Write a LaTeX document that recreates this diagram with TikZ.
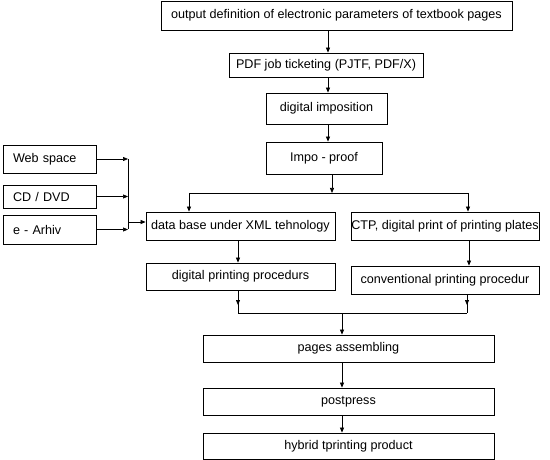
\documentclass[tikz,border=0pt]{standalone}
\usepackage{fontspec}
\setmainfont{Liberation Sans}
\usetikzlibrary{arrows.meta,calc}
\begin{document}
\begin{tikzpicture}[x=1pt,y=-1pt,
  box/.style={draw,line width=0.8pt,inner sep=0pt,font=\fontsize{12.6}{14}\selectfont},
  arr/.style={line width=0.7pt,-{Triangle[length=5pt,width=4pt]}},
  ln/.style={line width=0.7pt}]
\useasboundingbox (0,0) rectangle (550,460);
\node[box,minimum width=351pt,minimum height=29pt] (b1) at (336.5,15.5) {output definition of electronic parameters of textbook pages};
\node[box,minimum width=194pt,minimum height=24pt] (b2) at (326,65) {PDF job ticketing (PJTF, PDF/X)};
\node[box,minimum width=121pt,minimum height=31pt] (b3) at (326.5,108.5) {digital imposition};
\node[box,minimum width=116pt,minimum height=32pt] (b4) at (324,158) {Impo - proof};
\node[box,minimum width=93pt,minimum height=28pt,align=left,text width=73pt] (web) at (49.5,159) {Web space};
\node[box,minimum width=93pt,minimum height=23pt,align=left,text width=73pt] (cd) at (49.5,196.5) {CD / DVD};
\node[box,minimum width=93pt,minimum height=29pt,align=left,text width=73pt] (ea) at (49.5,229.5) {e - Arhiv};
\node[box,minimum width=189pt,minimum height=28pt] (db) at (240.5,226) {data base under XML tehnology};
\node[box,minimum width=188pt,minimum height=28pt] (ctp) at (445,226) {CTP, digital print of printing plates};
\node[box,minimum width=189pt,minimum height=27pt] (dpp) at (240.5,276.5) {digital printing procedurs};
\node[box,minimum width=188pt,minimum height=28pt] (cpp) at (445,280) {conventional printing procedur};
\node[box,minimum width=291pt,minimum height=27pt] (pa) at (348.5,348.5) {pages assembling};
\node[box,minimum width=291pt,minimum height=27pt] (pp) at (348.5,401.5) {postpress};
\node[box,minimum width=291pt,minimum height=26pt] (hy) at (348.5,446) {hybrid tprinting product};
% top chain
\coordinate (x1) at (328,0);
\draw[arr] (b1.south -| x1) -- (b2.north -| x1);
\draw[arr] (b2.south -| x1) -- (b3.north -| x1);
\draw[arr] (b3.south -| x1) -- (b4.north -| x1);
% split
\coordinate (sj) at (332,193);
\coordinate (sl) at (189,193);
\coordinate (sr) at (468,193);
\draw[arr] (b4.south -| sj) -- (sj);
\draw[ln] (sl) -- (sr);
\draw[arr] (sl) -- (db.north -| sl);
\draw[arr] (sr) -- (ctp.north -| sr);
% left inputs
\coordinate (vx) at (128,0);
\coordinate (jl) at (128,222);
\draw[arr] (web.east) -- (web.east -| vx);
\draw[arr] (cd.east) -- (cd.east -| vx);
\draw[arr] (ea.east) -- (ea.east -| vx);
\draw[ln] (web.east -| vx) -- (ea.east -| vx);
\draw[arr] (jl) -- (db.west |- jl);
% middle
\coordinate (xl) at (238,0);
\coordinate (xr) at (469,0);
\draw[arr] (db.south -| xl) -- (dpp.north -| xl);
\draw[arr] (ctp.south -| xr) -- (cpp.north -| xr);
% merge
\coordinate (ml) at (238,313);
\coordinate (mr) at (467,313);
\coordinate (mj) at (342,313);
\draw[arr] (dpp.south -| ml) -- ($(ml)+(0,-8)$);
\draw[arr] (cpp.south -| mr) -- ($(mr)+(0,-8)$);
\draw[ln] (ml) -- (mr);
\draw[ln] (dpp.south -| ml) -- (ml);
\draw[ln] (cpp.south -| mr) -- (mr);
\draw[arr] (mj) -- (pa.north -| mj);
\draw[arr] (pa.south -| mj) -- (pp.north -| mj);
\draw[arr] (pp.south -| mj) -- (hy.north -| mj);
\end{tikzpicture}
\end{document}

++++++++++++++++++++

**Problem to work on**
Print out the whole of the material word for word, without pictures.

**Solution to this exercise**
Write a LaTeX document that recreates this diagram with TikZ.
\documentclass[tikz,border=0pt]{standalone}
\usepackage{fontspec}
\setmainfont{Liberation Sans}
\usetikzlibrary{arrows.meta,calc}
\begin{document}
\begin{tikzpicture}[x=1pt,y=-1pt,
  box/.style={draw,line width=0.8pt,inner sep=0pt,font=\fontsize{12.6}{14}\selectfont},
  arr/.style={line width=0.7pt,-{Triangle[length=5pt,width=4pt]}},
  ln/.style={line width=0.7pt}]
\useasboundingbox (0,0) rectangle (550,460);
\node[box,minimum width=351pt,minimum height=29pt] (b1) at (336.5,15.5) {output definition of electronic parameters of textbook pages};
\node[box,minimum width=194pt,minimum height=24pt] (b2) at (326,65) {PDF job ticketing (PJTF, PDF/X)};
\node[box,minimum width=121pt,minimum height=31pt] (b3) at (326.5,108.5) {digital imposition};
\node[box,minimum width=116pt,minimum height=32pt] (b4) at (324,158) {Impo - proof};
\node[box,minimum width=93pt,minimum height=28pt,align=left,text width=73pt] (web) at (49.5,159) {Web space};
\node[box,minimum width=93pt,minimum height=23pt,align=left,text width=73pt] (cd) at (49.5,196.5) {CD / DVD};
\node[box,minimum width=93pt,minimum height=29pt,align=left,text width=73pt] (ea) at (49.5,229.5) {e - Arhiv};
\node[box,minimum width=189pt,minimum height=28pt] (db) at (240.5,226) {data base under XML tehnology};
\node[box,minimum width=188pt,minimum height=28pt] (ctp) at (445,226) {CTP, digital print of printing plates};
\node[box,minimum width=189pt,minimum height=27pt] (dpp) at (240.5,276.5) {digital printing procedurs};
\node[box,minimum width=188pt,minimum height=28pt] (cpp) at (445,280) {conventional printing procedur};
\node[box,minimum width=291pt,minimum height=27pt] (pa) at (348.5,348.5) {pages assembling};
\node[box,minimum width=291pt,minimum height=27pt] (pp) at (348.5,401.5) {postpress};
\node[box,minimum width=291pt,minimum height=26pt] (hy) at (348.5,446) {hybrid tprinting product};
% top chain
\coordinate (x1) at (328,0);
\draw[arr] (b1.south -| x1) -- (b2.north -| x1);
\draw[arr] (b2.south -| x1) -- (b3.north -| x1);
\draw[arr] (b3.south -| x1) -- (b4.north -| x1);
% split
\coordinate (sj) at (332,193);
\coordinate (sl) at (189,193);
\coordinate (sr) at (468,193);
\draw[arr] (b4.south -| sj) -- (sj);
\draw[ln] (sl) -- (sr);
\draw[arr] (sl) -- (db.north -| sl);
\draw[arr] (sr) -- (ctp.north -| sr);
% left inputs
\coordinate (vx) at (128,0);
\coordinate (jl) at (128,222);
\draw[arr] (web.east) -- (web.east -| vx);
\draw[arr] (cd.east) -- (cd.east -| vx);
\draw[arr] (ea.east) -- (ea.east -| vx);
\draw[ln] (web.east -| vx) -- (ea.east -| vx);
\draw[arr] (jl) -- (db.west |- jl);
% middle
\coordinate (xl) at (238,0);
\coordinate (xr) at (469,0);
\draw[arr] (db.south -| xl) -- (dpp.north -| xl);
\draw[arr] (ctp.south -| xr) -- (cpp.north -| xr);
% merge
\coordinate (ml) at (238,313);
\coordinate (mr) at (467,313);
\coordinate (mj) at (342,313);
\draw[arr] (dpp.south -| ml) -- ($(ml)+(0,-8)$);
\draw[arr] (cpp.south -| mr) -- ($(mr)+(0,-8)$);
\draw[ln] (ml) -- (mr);
\draw[ln] (dpp.south -| ml) -- (ml);
\draw[ln] (cpp.south -| mr) -- (mr);
\draw[arr] (mj) -- (pa.north -| mj);
\draw[arr] (pa.south -| mj) -- (pp.north -| mj);
\draw[arr] (pp.south -| mj) -- (hy.north -| mj);
\end{tikzpicture}
\end{document}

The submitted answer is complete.